Oh, and I am sorry to hear abiut the mess of Day Job. Please accept my sympathy.
Thank you. I’m down to one sort of major “Why does Win10 do V instead of K when I do this and then that?” complications, and the ongoing Adventures of Life With Gizmo #1. This is an improvement.
The latest and greatest Acrobat forms have some addons that my Linux system throws up over, so I purchased a used Win10 machine for just that purpose. I’ve kept it offline, but really should let MS do the patches. I stopped doing Windows when MS dropped support for Win 7, and it was clear that the Win 10 team either didn’t know anything about Win7, or they did and were determined to erase any vestige of it.
I think Win 10 needed a special design review, perhaps at the Trinity site or Bikini Atoll. (Muses about tying the system to a nearby nuke; adding a whole new dimension to Blue Screen of Death. If the system crashes, bomb goes boom….)
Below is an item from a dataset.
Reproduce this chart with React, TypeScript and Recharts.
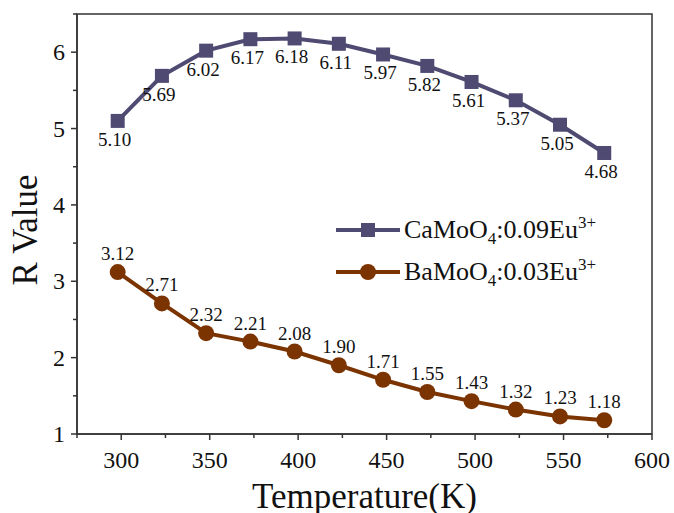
import React from "react";
import {
  LineChart,
  Line,
  XAxis,
  YAxis,
  LabelList,
  ReferenceArea,
} from "recharts";

const temperatures = [298, 323, 348, 373, 398, 423, 448, 473, 498, 523, 548, 573];
const caValues = [5.1, 5.69, 6.02, 6.17, 6.18, 6.11, 5.97, 5.82, 5.61, 5.37, 5.05, 4.68];
const baValues = [3.12, 2.71, 2.32, 2.21, 2.08, 1.9, 1.71, 1.55, 1.43, 1.32, 1.23, 1.18];
const xTicks = [275, 300, 325, 350, 375, 400, 425, 450, 475, 500, 525, 550, 575, 600];
const xMajor = [300, 350, 400, 450, 500, 550, 600];
const yTicks = [1, 1.5, 2, 2.5, 3, 3.5, 4, 4.5, 5, 5.5, 6, 6.5];
const yMajor = [1, 2, 3, 4, 5, 6];

const CA_COLOR = "#4e4a72";
const BA_COLOR = "#7b3400";
const AXIS = "#333";
const FONT = "'Liberation Serif', 'Times New Roman', serif";

const data = temperatures.map((t, i) => ({ t, ca: caValues[i], ba: baValues[i] }));

const Square = (props: any) => {
  const { cx, cy } = props;
  if (cx == null || cy == null) return null;
  return <rect x={cx - 7} y={cy - 7} width={14} height={14} fill={CA_COLOR} />;
};

const Circle = (props: any) => {
  const { cx, cy } = props;
  if (cx == null || cy == null) return null;
  return <circle cx={cx} cy={cy} r={8} fill={BA_COLOR} />;
};

const XTick = (props: any) => {
  const { x, y, payload } = props;
  const major = xMajor.includes(payload.value);
  return (
    <g>
      <line x1={x} x2={x} y1={y} y2={y + (major ? 6 : 4)} stroke={AXIS} strokeWidth={1.5} />
      {major && (
        <text x={x} y={y + 34} textAnchor="middle" fontSize={24} fontFamily={FONT} fill="#111">
          {payload.value}
        </text>
      )}
    </g>
  );
};

const YTick = (props: any) => {
  const { x, y, payload } = props;
  const major = yMajor.includes(payload.value);
  return (
    <g>
      <line x1={x - (major ? 6 : 4)} x2={x} y1={y} y2={y} stroke={AXIS} strokeWidth={1.5} />
      {major && (
        <text x={x - 12} y={y + 8} textAnchor="end" fontSize={24} fontFamily={FONT} fill="#111">
          {payload.value}
        </text>
      )}
    </g>
  );
};

const labelFor = (dy: number, dx: number) => (props: any) => {
  const { x, y, value } = props;
  return (
    <text x={x + dx} y={y + dy} textAnchor="middle" fontSize={19} fontFamily={FONT} fill="#111">
      {Number(value).toFixed(2)}
    </text>
  );
};

const LegendBox = () => {
  const items = [
    { base: "CaMoO", dop: "0.09", color: CA_COLOR, square: true },
    { base: "BaMoO", dop: "0.03", color: BA_COLOR, square: false },
  ];
  return (
    <div
      style={{
        position: "absolute",
        left: 336,
        top: 209,
        fontFamily: FONT,
        fontSize: 26,
        color: "#111",
        lineHeight: 1,
      }}
    >
      {items.map((it, i) => (
        <div key={i} style={{ display: "flex", alignItems: "center", height: 42 }}>
          <svg width={66} height={20} style={{ marginRight: 2 }}>
            <line x1={0} x2={64} y1={10} y2={10} stroke={it.color} strokeWidth={4} />
            {it.square ? (
              <rect x={25} y={3} width={14} height={14} fill={it.color} />
            ) : (
              <circle cx={32} cy={10} r={8} fill={it.color} />
            )}
          </svg>
          <span style={{ whiteSpace: "nowrap" }}>
            {it.base}
            <sub style={{ fontSize: 17, lineHeight: 0 }}>4</sub>:{it.dop}Eu
            <sup style={{ fontSize: 17, lineHeight: 0 }}>3+</sup>
          </span>
        </div>
      ))}
    </div>
  );
};

export default function App() {
  return (
    <div style={{ position: "absolute", left: 0, top: 0, width: 674, height: 513 }}>
      <LineChart
        width={674}
        height={513}
        data={data}
        margin={{ top: 14, right: 22, bottom: 0, left: 0 }}
      >
        <ReferenceArea
          x1={275}
          x2={600}
          y1={1}
          y2={6.5}
          fill="none"
          fillOpacity={0}
          stroke={AXIS}
          strokeWidth={1.5}
          ifOverflow="visible"
        />
        <XAxis
          dataKey="t"
          type="number"
          domain={[275, 600]}
          ticks={xTicks}
          height={79}
          stroke={AXIS}
          strokeWidth={1.5}
          tickLine={false}
          tickSize={0}
          tickMargin={0}
          tick={<XTick />}
          interval={0}
          label={{
            value: "Temperature(K)",
            position: "insideBottom",
            offset: 5,
            fontSize: 35,
            fontFamily: FONT,
            fill: "#111",
          }}
        />
        <YAxis
          type="number"
          domain={[1, 6.5]}
          ticks={yTicks}
          width={77}
          stroke={AXIS}
          strokeWidth={1.5}
          tickLine={false}
          tickSize={0}
          tickMargin={0}
          tick={<YTick />}
          interval={0}
          label={{
            content: () => (
              <text
                x={37}
                y={230}
                transform="rotate(-90, 37, 230)"
                textAnchor="middle"
                fontSize={35}
                fontFamily={FONT}
                fill="#111"
              >
                R Value
              </text>
            ),
          }}
        />
        <Line
          type="linear"
          dataKey="ca"
          stroke={CA_COLOR}
          strokeWidth={4}
          dot={<Square />}
          activeDot={false}
          isAnimationActive={false}
        >
          <LabelList dataKey="ca" content={labelFor(25, -3)} />
        </Line>
        <Line
          type="linear"
          dataKey="ba"
          stroke={BA_COLOR}
          strokeWidth={4}
          dot={<Circle />}
          activeDot={false}
          isAnimationActive={false}
        >
          <LabelList dataKey="ba" content={labelFor(-12, 0)} />
        </Line>
      </LineChart>
      <LegendBox />
    </div>
  );
}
Keep the W10 system offline as long as you can! There have been two major “upgrades”, one quite recently, that add “features” that slow down and complicate everything.
Apparently a utility called pdftk can unscrew the proprietary code that causes the problem. It it works, that machine will get converted to a Linux one.
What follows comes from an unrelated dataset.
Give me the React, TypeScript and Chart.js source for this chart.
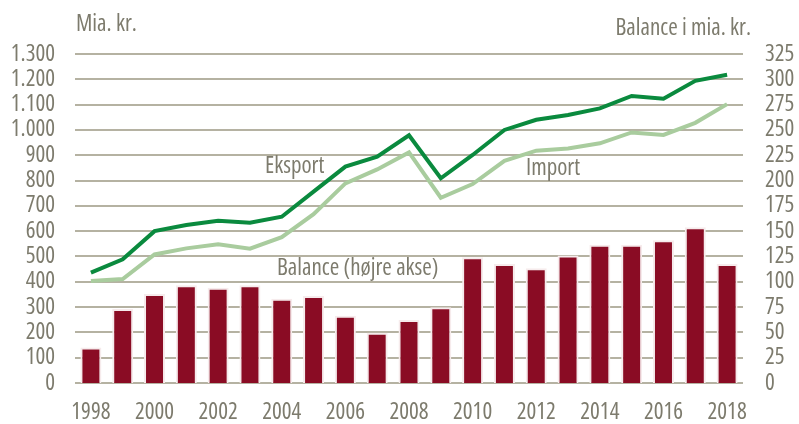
import React, { useEffect, useRef } from "react";
import { Chart, registerables } from "chart.js";

Chart.register(...registerables);

const years = ["1998","1999","2000","2001","2002","2003","2004","2005","2006","2007","2008","2009","2010","2011","2012","2013","2014","2015","2016","2017","2018"];
const eksport = [436, 489, 600, 624, 641, 633, 657, 756, 855, 894, 979, 809, 901, 1000, 1040, 1059, 1085, 1134, 1123, 1194, 1218];
const importData = [403, 411, 508, 532, 548, 531, 576, 667, 789, 844, 911, 732, 786, 878, 918, 927, 947, 990, 980, 1028, 1102];
const balance = [35, 73, 88, 96.5, 94, 96.5, 83.3, 86, 66.5, 49.7, 62.2, 74.8, 124.2, 117.6, 113.3, 126, 136.6, 136.6, 141, 153.8, 117.6];
const leftTicks = [0, 100, 200, 300, 400, 500, 600, 700, 800, 900, 1000, 1100, 1200, 1300];
const rightTicks = [0, 25, 50, 75, 100, 125, 150, 175, 200, 225, 250, 275, 300, 325];

const FAMILY = "'Open Sans', sans-serif";
const SIZE = 23;
const CSSFONT = `condensed ${SIZE}px ${FAMILY}`;
const TEXT = "#7d7b6d";
const GRID = "#b5b2a2";
const tickFont = { family: FAMILY, size: SIZE, style: "normal", weight: "condensed" };

const fmt = (v: number) => v.toString().replace(/\B(?=(\d{3})+(?!\d))/g, ".");

const labelsPlugin = {
  id: "labelsPlugin",
  afterDraw(chart: any) {
    const ctx = chart.ctx;
    ctx.save();
    ctx.fillStyle = TEXT;
    ctx.font = CSSFONT;
    ctx.textBaseline = "middle";
    ctx.textAlign = "left";
    ctx.fillText("Mia. kr.", 76, 24);
    ctx.textAlign = "right";
    ctx.fillText("Balance i mia. kr.", 751, 28);
    ctx.textAlign = "left";
    ctx.fillText("Eksport", 265, 166);
    ctx.fillText("Import", 526, 168);
    ctx.fillText("Balance (højre akse)", 277, 268);
    ctx.restore();
  },
};

export default function App() {
  const ref = useRef<HTMLCanvasElement>(null);
  useEffect(() => {
    document.body.style.margin = "0";
    const chart = new Chart(ref.current!, {
      type: "bar",
      data: {
        labels: years,
        datasets: [
          {
            type: "line",
            label: "Eksport",
            data: eksport,
            yAxisID: "y",
            borderColor: "#0a8a3e",
            borderWidth: 4,
            pointRadius: 0,
            tension: 0,
            order: 1,
          },
          {
            type: "line",
            label: "Import",
            data: importData,
            yAxisID: "y",
            borderColor: "#a9cc9e",
            borderWidth: 4,
            pointRadius: 0,
            tension: 0,
            order: 1,
          },
          {
            type: "bar",
            label: "Balance",
            data: balance,
            yAxisID: "y2",
            backgroundColor: "#8a0c24",
            borderColor: "#f6ebec",
            borderWidth: 2,
            barPercentage: 0.66,
            categoryPercentage: 1,
            order: 2,
          },
        ],
      },
      options: {
        animation: false,
        responsive: false,
        maintainAspectRatio: false,
        layout: { padding: { left: 0, right: 0, top: 54, bottom: 0 } },
        plugins: { legend: { display: false }, tooltip: { enabled: false } },
        scales: {
          x: {
            offset: true,
            grid: { display: false, drawTicks: false },
            border: { display: false },
            ticks: {
              autoSkip: false,
              maxRotation: 0,
              padding: 16,
              color: TEXT,
              font: tickFont,
              callback: (_v: any, i: number) => (i % 2 === 0 ? years[i] : ""),
            },
            afterFit: (s: any) => { s.height = 41; },
          },
          y: {
            position: "left",
            min: 0,
            max: 1300,
            afterBuildTicks: (s: any) => { s.ticks = leftTicks.map((v) => ({ value: v })); },
            grid: { color: GRID, lineWidth: 2, drawTicks: false },
            border: { display: false },
            ticks: {
              autoSkip: false,
              padding: 20,
              color: TEXT,
              font: tickFont,
              callback: (v: any) => fmt(Number(v)),
            },
            afterFit: (s: any) => { s.width = 75; },
          },
          y2: {
            position: "right",
            min: 0,
            max: 325,
            afterBuildTicks: (s: any) => { s.ticks = rightTicks.map((v) => ({ value: v })); },
            grid: { display: false, drawTicks: false },
            border: { display: false },
            ticks: {
              autoSkip: false,
              padding: 22,
              color: TEXT,
              font: tickFont,
            },
            afterFit: (s: any) => { s.width = 56; },
          },
        },
      },
      plugins: [labelsPlugin],
    } as any);
    return () => chart.destroy();
  }, []);
  return (
    <div style={{ position: "absolute", left: 0, top: 0, width: 799, height: 424 }}>
      <canvas ref={ref} width={799} height={424} style={{ width: 799, height: 424 }} />
    </div>
  );
}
… What he said… as a dinosaur from the days of steam computing, I can tell you that every software upgrade since Noah built the Ark has suffered from the same issues. Each generation of software developers seems cursed to repeat every mistake that the previous generation learned by experience was NOT the way to go… I’m currently in the “feedback” phase with M******t (aka Little Blue) over the advisability of error messages that actually mean something to the average user, a discussion that surfaced at regular intervals 40 years ago when dealing with I*M (aka Big Blue). Really it gives me more grey hairs than I know what to do with.
Software -and- hardware, as Intel relearned all of the internal speedups that IBM invented, then invented more, a couple of which have created security holes that are very hard to cover in software. They lie in the Speculative Execution speedup paths, and create covert timing channels through the cache prefetching machinery. No, it’s not as bad as it sounds. It’s worse, meticulous order masking as chaos.
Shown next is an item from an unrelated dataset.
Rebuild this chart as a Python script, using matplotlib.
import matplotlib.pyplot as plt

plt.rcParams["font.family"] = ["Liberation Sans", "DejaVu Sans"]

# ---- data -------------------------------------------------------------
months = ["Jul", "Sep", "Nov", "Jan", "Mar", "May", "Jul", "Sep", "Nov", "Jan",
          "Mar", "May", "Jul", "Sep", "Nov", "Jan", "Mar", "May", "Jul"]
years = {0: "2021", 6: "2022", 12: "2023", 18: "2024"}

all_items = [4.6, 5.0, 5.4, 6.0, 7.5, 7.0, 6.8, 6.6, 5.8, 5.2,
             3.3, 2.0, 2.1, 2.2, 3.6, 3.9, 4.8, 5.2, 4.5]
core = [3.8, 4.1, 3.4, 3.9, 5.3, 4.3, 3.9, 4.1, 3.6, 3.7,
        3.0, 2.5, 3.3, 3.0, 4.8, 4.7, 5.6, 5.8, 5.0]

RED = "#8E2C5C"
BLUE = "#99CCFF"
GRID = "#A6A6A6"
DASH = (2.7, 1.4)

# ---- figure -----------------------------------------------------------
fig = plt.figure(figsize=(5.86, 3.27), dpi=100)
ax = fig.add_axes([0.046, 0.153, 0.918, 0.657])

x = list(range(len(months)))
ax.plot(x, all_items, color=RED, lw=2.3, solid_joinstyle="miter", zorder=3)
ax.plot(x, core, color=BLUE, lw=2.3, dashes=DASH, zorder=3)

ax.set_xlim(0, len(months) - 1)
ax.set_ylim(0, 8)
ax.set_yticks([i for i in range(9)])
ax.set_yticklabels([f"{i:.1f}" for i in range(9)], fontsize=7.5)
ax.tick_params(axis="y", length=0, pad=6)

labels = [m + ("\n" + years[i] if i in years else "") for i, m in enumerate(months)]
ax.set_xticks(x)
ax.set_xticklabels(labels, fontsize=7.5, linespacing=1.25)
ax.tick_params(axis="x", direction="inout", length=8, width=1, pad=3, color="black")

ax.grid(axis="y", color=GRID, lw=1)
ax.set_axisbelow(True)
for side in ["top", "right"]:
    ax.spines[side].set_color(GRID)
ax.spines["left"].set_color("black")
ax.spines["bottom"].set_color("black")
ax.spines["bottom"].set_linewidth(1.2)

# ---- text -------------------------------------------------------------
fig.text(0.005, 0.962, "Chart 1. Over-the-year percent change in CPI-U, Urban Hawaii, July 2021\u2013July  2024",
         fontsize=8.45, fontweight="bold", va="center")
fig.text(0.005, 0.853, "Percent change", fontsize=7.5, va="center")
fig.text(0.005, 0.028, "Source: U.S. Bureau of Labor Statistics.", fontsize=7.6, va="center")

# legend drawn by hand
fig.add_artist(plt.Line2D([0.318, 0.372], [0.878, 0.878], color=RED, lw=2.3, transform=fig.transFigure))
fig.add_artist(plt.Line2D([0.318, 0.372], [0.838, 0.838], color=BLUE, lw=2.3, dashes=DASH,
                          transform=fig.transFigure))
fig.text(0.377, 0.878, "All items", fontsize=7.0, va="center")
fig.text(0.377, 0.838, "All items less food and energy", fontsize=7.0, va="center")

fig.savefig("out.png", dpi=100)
*And* the built-in, network-accessible back doors right there on the CPU. And in AMD CPUs. And the various ARM CPUs. Totally there only for corporate network management, except they denied the back doors existed after someone claimed to have found the way in… which is why Russia and China and Amazon are going full-bore on setting up their own chip fabs. They’ll probably all be backdoored too, because that cat is well and truly out of the bag now…
In my early days as a programmer/analyst on an IBM 360/370 based system in early 80s, I got an error code that looked something like “IE30004I” or some such. IBM had recently put its error code manual “online” so I didn’t even have to leave the central CRT terminal room to look it up. Progress! When I eventually found the code’s meaning, it said:
“Unknown error occurred during input/output operation interrupted while one or more of the Data Control Blocks was being processed by the fibbergimmitz routine before or after the wibblefribbitz process had finished. Good luck figuring this one out.”
Archive tape backup software was flaky. At least half the time, backups would fail with “Error 43.” There actually *was* a list of error codes in the manual, but 43 was not one of them.
OS/2 1.3 would occasionally get the gollywobbles and fail to boot. It would usually die with the warning “Can’t find COUNTRY.SYS.” Apparently, that was just the end of the error message list, and whatever was wrong wasn’t in the list.
What’s that ancient programmer’s dictum? “Never test for an error condition you don’t know how to handle.” Right. And foolish newbies like myself thought that was a joke…
I’m tempted to go “No, there are no fundamental problems in the design or execution of computing software and hardware.” The counter argument to saying that is some stuff I’ve read recently about the negative effects of sarcasm. 🙂
Though, it might simply be a very intractable problem on the human or educational side of the big picture.